→ INPUT DATA:
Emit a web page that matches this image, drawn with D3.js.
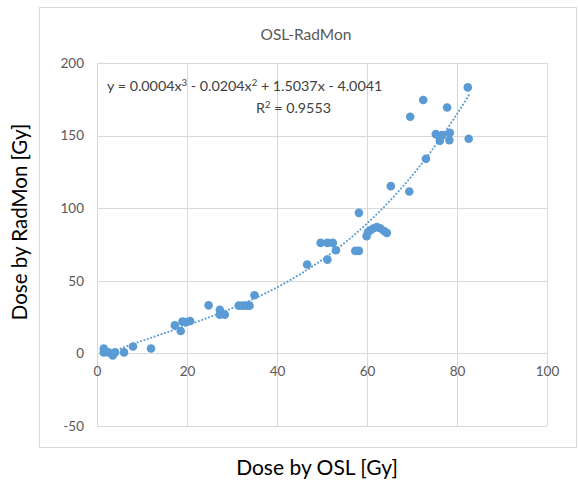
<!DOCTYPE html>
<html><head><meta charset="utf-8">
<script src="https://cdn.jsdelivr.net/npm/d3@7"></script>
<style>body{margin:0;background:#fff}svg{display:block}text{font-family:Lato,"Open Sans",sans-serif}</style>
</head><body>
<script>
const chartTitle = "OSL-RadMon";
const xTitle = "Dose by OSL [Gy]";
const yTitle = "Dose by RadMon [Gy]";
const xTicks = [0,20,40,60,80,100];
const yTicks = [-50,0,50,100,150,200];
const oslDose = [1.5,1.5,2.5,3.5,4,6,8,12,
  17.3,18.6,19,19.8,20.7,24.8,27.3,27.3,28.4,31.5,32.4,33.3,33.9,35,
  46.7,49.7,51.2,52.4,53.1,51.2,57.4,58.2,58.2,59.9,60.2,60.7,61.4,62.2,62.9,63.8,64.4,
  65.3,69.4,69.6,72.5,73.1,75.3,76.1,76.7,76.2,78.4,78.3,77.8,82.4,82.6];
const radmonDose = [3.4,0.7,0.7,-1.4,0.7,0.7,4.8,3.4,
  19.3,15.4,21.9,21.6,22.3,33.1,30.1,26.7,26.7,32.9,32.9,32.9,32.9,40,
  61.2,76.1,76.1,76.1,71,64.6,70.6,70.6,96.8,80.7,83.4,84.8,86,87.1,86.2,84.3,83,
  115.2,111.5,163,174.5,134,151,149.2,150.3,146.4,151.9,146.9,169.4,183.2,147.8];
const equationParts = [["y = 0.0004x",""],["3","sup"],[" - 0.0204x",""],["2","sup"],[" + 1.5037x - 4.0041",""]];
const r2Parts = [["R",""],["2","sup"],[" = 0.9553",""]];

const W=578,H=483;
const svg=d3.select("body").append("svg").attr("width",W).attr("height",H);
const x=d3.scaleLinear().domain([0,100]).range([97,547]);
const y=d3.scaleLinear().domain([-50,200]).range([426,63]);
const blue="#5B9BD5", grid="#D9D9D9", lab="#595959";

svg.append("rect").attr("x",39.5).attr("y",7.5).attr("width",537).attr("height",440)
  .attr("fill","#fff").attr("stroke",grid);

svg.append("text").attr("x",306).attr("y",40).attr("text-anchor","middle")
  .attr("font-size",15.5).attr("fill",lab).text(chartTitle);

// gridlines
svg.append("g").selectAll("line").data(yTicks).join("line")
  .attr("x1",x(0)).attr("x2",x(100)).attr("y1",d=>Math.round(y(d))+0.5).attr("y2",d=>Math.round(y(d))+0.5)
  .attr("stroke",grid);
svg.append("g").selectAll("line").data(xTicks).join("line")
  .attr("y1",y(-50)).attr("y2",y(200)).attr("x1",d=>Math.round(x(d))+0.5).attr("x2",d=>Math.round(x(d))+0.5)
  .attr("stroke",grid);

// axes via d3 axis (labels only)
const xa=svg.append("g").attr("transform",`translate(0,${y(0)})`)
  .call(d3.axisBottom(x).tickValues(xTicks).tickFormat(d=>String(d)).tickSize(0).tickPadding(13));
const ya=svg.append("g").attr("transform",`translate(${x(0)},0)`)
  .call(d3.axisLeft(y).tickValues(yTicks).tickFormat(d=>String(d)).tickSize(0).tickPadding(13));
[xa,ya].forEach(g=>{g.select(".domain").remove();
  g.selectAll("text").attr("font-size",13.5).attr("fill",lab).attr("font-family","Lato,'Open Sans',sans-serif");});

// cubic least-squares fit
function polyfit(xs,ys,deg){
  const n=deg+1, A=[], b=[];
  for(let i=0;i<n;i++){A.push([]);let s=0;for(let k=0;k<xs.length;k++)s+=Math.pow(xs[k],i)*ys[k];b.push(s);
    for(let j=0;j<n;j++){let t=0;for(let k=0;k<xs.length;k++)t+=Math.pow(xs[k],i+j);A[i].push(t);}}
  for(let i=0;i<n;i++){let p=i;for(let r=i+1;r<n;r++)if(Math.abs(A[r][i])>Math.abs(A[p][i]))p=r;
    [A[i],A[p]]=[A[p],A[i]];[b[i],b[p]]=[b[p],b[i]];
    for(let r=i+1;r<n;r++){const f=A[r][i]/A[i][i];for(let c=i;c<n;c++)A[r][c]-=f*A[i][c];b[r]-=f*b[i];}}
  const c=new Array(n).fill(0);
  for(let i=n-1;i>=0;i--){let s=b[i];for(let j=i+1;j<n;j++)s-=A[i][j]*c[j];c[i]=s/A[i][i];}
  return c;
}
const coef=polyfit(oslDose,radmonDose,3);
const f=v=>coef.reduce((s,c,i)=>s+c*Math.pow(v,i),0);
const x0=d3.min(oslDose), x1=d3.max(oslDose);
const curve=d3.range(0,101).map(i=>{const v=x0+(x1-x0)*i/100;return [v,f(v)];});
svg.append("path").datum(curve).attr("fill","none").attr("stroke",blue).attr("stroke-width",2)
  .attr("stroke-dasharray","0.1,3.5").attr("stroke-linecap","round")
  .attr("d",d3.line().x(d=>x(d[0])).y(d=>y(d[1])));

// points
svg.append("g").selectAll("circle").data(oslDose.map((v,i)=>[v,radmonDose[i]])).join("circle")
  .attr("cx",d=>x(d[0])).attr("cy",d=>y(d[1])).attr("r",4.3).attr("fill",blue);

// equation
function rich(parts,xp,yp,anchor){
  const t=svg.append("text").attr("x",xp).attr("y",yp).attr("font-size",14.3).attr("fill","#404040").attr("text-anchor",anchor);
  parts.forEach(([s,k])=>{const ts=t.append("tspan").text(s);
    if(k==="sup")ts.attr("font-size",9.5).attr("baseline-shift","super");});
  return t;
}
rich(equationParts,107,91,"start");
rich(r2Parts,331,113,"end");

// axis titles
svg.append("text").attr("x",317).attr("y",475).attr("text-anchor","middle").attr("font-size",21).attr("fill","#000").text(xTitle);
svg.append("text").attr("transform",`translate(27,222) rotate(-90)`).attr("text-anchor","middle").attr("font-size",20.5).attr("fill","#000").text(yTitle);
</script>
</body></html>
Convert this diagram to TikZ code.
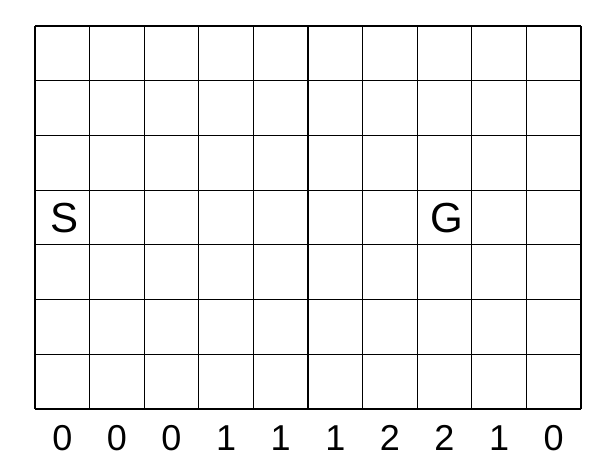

→ THE REQUEST:
Pictures don't belong in the copy. Transcribe every record exactly as it appears.

→ CORRECT OUTPUT:
Emit a web page that matches this image, drawn with D3.js.
<!DOCTYPE html>
<html><head><meta charset="utf-8">
<script src="https://cdn.jsdelivr.net/npm/d3@7"></script>
<style>body{margin:0;background:#fff}svg{display:block}text{font-family:Lato,"Open Sans",sans-serif}</style>
</head><body>
<script>
const chartTitle = "OSL-RadMon";
const xTitle = "Dose by OSL [Gy]";
const yTitle = "Dose by RadMon [Gy]";
const xTicks = [0,20,40,60,80,100];
const yTicks = [-50,0,50,100,150,200];
const oslDose = [1.5,1.5,2.5,3.5,4,6,8,12,
  17.3,18.6,19,19.8,20.7,24.8,27.3,27.3,28.4,31.5,32.4,33.3,33.9,35,
  46.7,49.7,51.2,52.4,53.1,51.2,57.4,58.2,58.2,59.9,60.2,60.7,61.4,62.2,62.9,63.8,64.4,
  65.3,69.4,69.6,72.5,73.1,75.3,76.1,76.7,76.2,78.4,78.3,77.8,82.4,82.6];
const radmonDose = [3.4,0.7,0.7,-1.4,0.7,0.7,4.8,3.4,
  19.3,15.4,21.9,21.6,22.3,33.1,30.1,26.7,26.7,32.9,32.9,32.9,32.9,40,
  61.2,76.1,76.1,76.1,71,64.6,70.6,70.6,96.8,80.7,83.4,84.8,86,87.1,86.2,84.3,83,
  115.2,111.5,163,174.5,134,151,149.2,150.3,146.4,151.9,146.9,169.4,183.2,147.8];
const equationParts = [["y = 0.0004x",""],["3","sup"],[" - 0.0204x",""],["2","sup"],[" + 1.5037x - 4.0041",""]];
const r2Parts = [["R",""],["2","sup"],[" = 0.9553",""]];

const W=578,H=483;
const svg=d3.select("body").append("svg").attr("width",W).attr("height",H);
const x=d3.scaleLinear().domain([0,100]).range([97,547]);
const y=d3.scaleLinear().domain([-50,200]).range([426,63]);
const blue="#5B9BD5", grid="#D9D9D9", lab="#595959";

svg.append("rect").attr("x",39.5).attr("y",7.5).attr("width",537).attr("height",440)
  .attr("fill","#fff").attr("stroke",grid);

svg.append("text").attr("x",306).attr("y",40).attr("text-anchor","middle")
  .attr("font-size",15.5).attr("fill",lab).text(chartTitle);

// gridlines
svg.append("g").selectAll("line").data(yTicks).join("line")
  .attr("x1",x(0)).attr("x2",x(100)).attr("y1",d=>Math.round(y(d))+0.5).attr("y2",d=>Math.round(y(d))+0.5)
  .attr("stroke",grid);
svg.append("g").selectAll("line").data(xTicks).join("line")
  .attr("y1",y(-50)).attr("y2",y(200)).attr("x1",d=>Math.round(x(d))+0.5).attr("x2",d=>Math.round(x(d))+0.5)
  .attr("stroke",grid);

// axes via d3 axis (labels only)
const xa=svg.append("g").attr("transform",`translate(0,${y(0)})`)
  .call(d3.axisBottom(x).tickValues(xTicks).tickFormat(d=>String(d)).tickSize(0).tickPadding(13));
const ya=svg.append("g").attr("transform",`translate(${x(0)},0)`)
  .call(d3.axisLeft(y).tickValues(yTicks).tickFormat(d=>String(d)).tickSize(0).tickPadding(13));
[xa,ya].forEach(g=>{g.select(".domain").remove();
  g.selectAll("text").attr("font-size",13.5).attr("fill",lab).attr("font-family","Lato,'Open Sans',sans-serif");});

// cubic least-squares fit
function polyfit(xs,ys,deg){
  const n=deg+1, A=[], b=[];
  for(let i=0;i<n;i++){A.push([]);let s=0;for(let k=0;k<xs.length;k++)s+=Math.pow(xs[k],i)*ys[k];b.push(s);
    for(let j=0;j<n;j++){let t=0;for(let k=0;k<xs.length;k++)t+=Math.pow(xs[k],i+j);A[i].push(t);}}
  for(let i=0;i<n;i++){let p=i;for(let r=i+1;r<n;r++)if(Math.abs(A[r][i])>Math.abs(A[p][i]))p=r;
    [A[i],A[p]]=[A[p],A[i]];[b[i],b[p]]=[b[p],b[i]];
    for(let r=i+1;r<n;r++){const f=A[r][i]/A[i][i];for(let c=i;c<n;c++)A[r][c]-=f*A[i][c];b[r]-=f*b[i];}}
  const c=new Array(n).fill(0);
  for(let i=n-1;i>=0;i--){let s=b[i];for(let j=i+1;j<n;j++)s-=A[i][j]*c[j];c[i]=s/A[i][i];}
  return c;
}
const coef=polyfit(oslDose,radmonDose,3);
const f=v=>coef.reduce((s,c,i)=>s+c*Math.pow(v,i),0);
const x0=d3.min(oslDose), x1=d3.max(oslDose);
const curve=d3.range(0,101).map(i=>{const v=x0+(x1-x0)*i/100;return [v,f(v)];});
svg.append("path").datum(curve).attr("fill","none").attr("stroke",blue).attr("stroke-width",2)
  .attr("stroke-dasharray","0.1,3.5").attr("stroke-linecap","round")
  .attr("d",d3.line().x(d=>x(d[0])).y(d=>y(d[1])));

// points
svg.append("g").selectAll("circle").data(oslDose.map((v,i)=>[v,radmonDose[i]])).join("circle")
  .attr("cx",d=>x(d[0])).attr("cy",d=>y(d[1])).attr("r",4.3).attr("fill",blue);

// equation
function rich(parts,xp,yp,anchor){
  const t=svg.append("text").attr("x",xp).attr("y",yp).attr("font-size",14.3).attr("fill","#404040").attr("text-anchor",anchor);
  parts.forEach(([s,k])=>{const ts=t.append("tspan").text(s);
    if(k==="sup")ts.attr("font-size",9.5).attr("baseline-shift","super");});
  return t;
}
rich(equationParts,107,91,"start");
rich(r2Parts,331,113,"end");

// axis titles
svg.append("text").attr("x",317).attr("y",475).attr("text-anchor","middle").attr("font-size",21).attr("fill","#000").text(xTitle);
svg.append("text").attr("transform",`translate(27,222) rotate(-90)`).attr("text-anchor","middle").attr("font-size",20.5).attr("fill","#000").text(yTitle);
</script>
</body></html>
Convert this diagram to TikZ code.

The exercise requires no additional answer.